De rechtbank is van oordeel dat de eigenaar van het administratiekantoor door de wijze waarop hij de liquide middelen van Scandica heeft gebruikt zijn taak als bestuurder van Scandica ernstig verwijtbaar onbehoorlijk heeft vervuld en tevens dat hij daardoor persoonlijk ernstig verwijtbaar onrechtmatig jegens Scandica heeft gehandeld . Hij is gehouden de als gevolg daarvan door Scandica geleden schade te vergoeden. Zoals Scandica heeft gevorderd zal de zaak voor wat betreft het vaststellen van de precieze omvang van de betalingsverplichting van de man jegens Scandica worden verwezen naar de schadestaatprocedure.
Echtgenote en gezamenlijke onderneming
Over de echtgenote oordeelt de rechtbank dat ze hoofdelijk aansprakelijk is voor terugbetaling van de bedragen waarmee zij is verrijkt en Scandica is verarmd. De gezamenlijke onderneming van de echtgenoten heeft volgens de rechtbank onrechtmatig jegens Scandica gehandeld, doordat de bankrekening van het bedrijf werd gebruikt voor betalingen door derden als terugbetaling op de lening die zij door tussenkomst van de administrateur met Scandica hadden afgesloten.
De echtgenote is ook persoonlijk een ernstig verwijt te maken over haar rol als bestuurder van de gezamenlijke onderneming met haar echtgenoot, oordeelt de rechtbank. Mede gelet op de verklaringen van de echtgenote ter zitting – erop neerkomend dat zij als bestuurder geen taak had en dat het een formaliteit betrof om haar in staat te stellen haar hobby uit te voeren – moet worden vastgesteld dat zij haar taak als bestuurder, onder andere het toezicht houden op de algemene gang van zaken, heeft verwaarloosd. Daarvoor kan zij zich niet disculperen door zich erop te beroepen dat zij zich in haar beleving slechts met de uitoefening van haar hobby hoefde bezig te houden en niet met de administratie of financiering van de rechtspersoon.
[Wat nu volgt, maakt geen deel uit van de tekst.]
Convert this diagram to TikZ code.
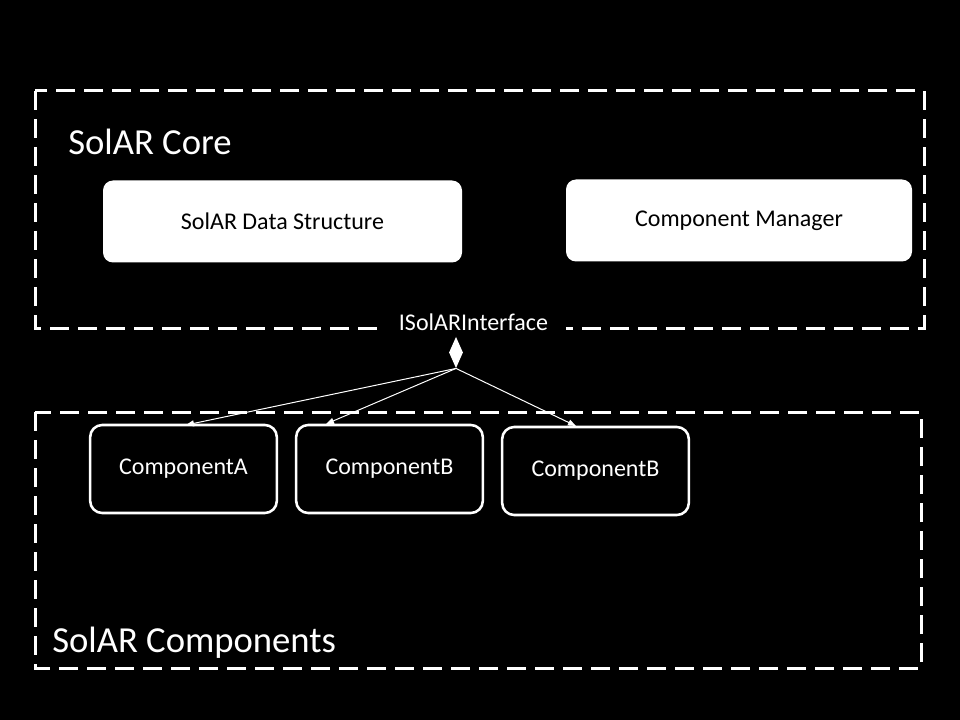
\documentclass[tikz,border=0pt]{standalone}
\usepackage{fontspec}
\setmainfont{Carlito}
\usetikzlibrary{arrows.meta,shapes.geometric}
\begin{document}
\begin{tikzpicture}[x=0.75pt,y=-0.75pt,
  group/.style={draw=white,line width=2.25pt,dash pattern=on 14pt off 7pt},
  title/.style={text=white,font=\fontsize{27.5pt}{32pt}\selectfont,anchor=west,inner sep=0pt},
  corebox/.style={fill=white,rounded corners=7.5pt,text=black,font=\fontsize{18pt}{22pt}\selectfont},
  compbox/.style={draw=white,fill=black,line width=1.9pt,rounded corners=9pt,text=white,font=\fontsize{18pt}{22pt}\selectfont},
  link/.style={draw=white,line width=0.75pt,-{Triangle[length=6pt,width=4.5pt]}}
]
\fill[black] (0,0) rectangle (960,720);
\useasboundingbox (0,0) rectangle (960,720);
% groups
\draw[group] (35,91) rectangle (924,328);
\draw[group] (35,412) rectangle (921,668);
\node[title] (coretitle) at (68,142) {SolAR Core};
\node[title] (comptitle) at (52,643) {SolAR Components};
% core boxes
\node[corebox,minimum width=269.25pt,minimum height=61.5pt] (ds) at (282.5,221.5) {SolAR Data Structure};
\node[corebox,minimum width=259.5pt,minimum height=61.5pt] (cm) at (739,220.5) {Component Manager};
% interface
\node[fill=black,text=white,font=\fontsize{18pt}{22pt}\selectfont,inner xsep=13.5pt,inner ysep=3pt] (iface) at (473.5,322) {ISolARInterface};
\node[diamond,fill=white,minimum width=10.5pt,minimum height=23.5pt,inner sep=0pt] (dia) at (456,352.5) {};
% components
\node[compbox,minimum width=140pt,minimum height=66pt] (ca) at (183.5,469) {ComponentA};
\node[compbox,minimum width=140pt,minimum height=66pt] (cb1) at (389.5,469) {ComponentB};
\node[compbox,minimum width=140pt,minimum height=66pt] (cb2) at (595.5,471) {ComponentB};
% connectors
\coordinate (ta) at (186,425);
\coordinate (tb1) at (326,424);
\coordinate (tb2) at (576,426);
\draw[link] (dia.south) -- (ta);
\draw[link] (dia.south) -- (tb1);
\draw[link] (dia.south) -- (tb2);
\end{tikzpicture}
\end{document}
Anders dan de echtgenote meent, is de functie van bestuurder van een vennootschap niet enkel een formaliteit, ook niet als de twee bestuurders echtgenoten zijn. Iedere bestuurder is – bijzondere omstandigheden die niet zijn aangevoerd daargelaten – verantwoordelijk voor de algemene gang van zaken binnen een vennootschap en daartoe behoort het houden van (enig) toezicht op de uitoefening van taken door een medebestuurder aan wie door de andere bestuurder in praktische zin het gehele bestuur wordt overgelaten. Daarom treft ook de echtgenote een persoonlijk ernstig verwijt.
Voorschot
Scandica vorderde bij de rechtbank dat er een voorschot wordt betaald. Deze vordering is in zoverre toewijsbaar dat de eigenaar van het administratiekantoor wordt veroordeeld tot betaling van een bedrag van € 800.000,00, waarop de al gedane betalingen op grond van het kort gedingvonnis van 10 juni 2021 in mindering moeten worden gebracht. Ten aanzien van de echtgenote en de gezamenlijke onderneming is de omvang van de aansprakelijkheid nog onvoldoende duidelijk. Daarom wordt de vordering dat ook zij een voorschot betalen afgewezen.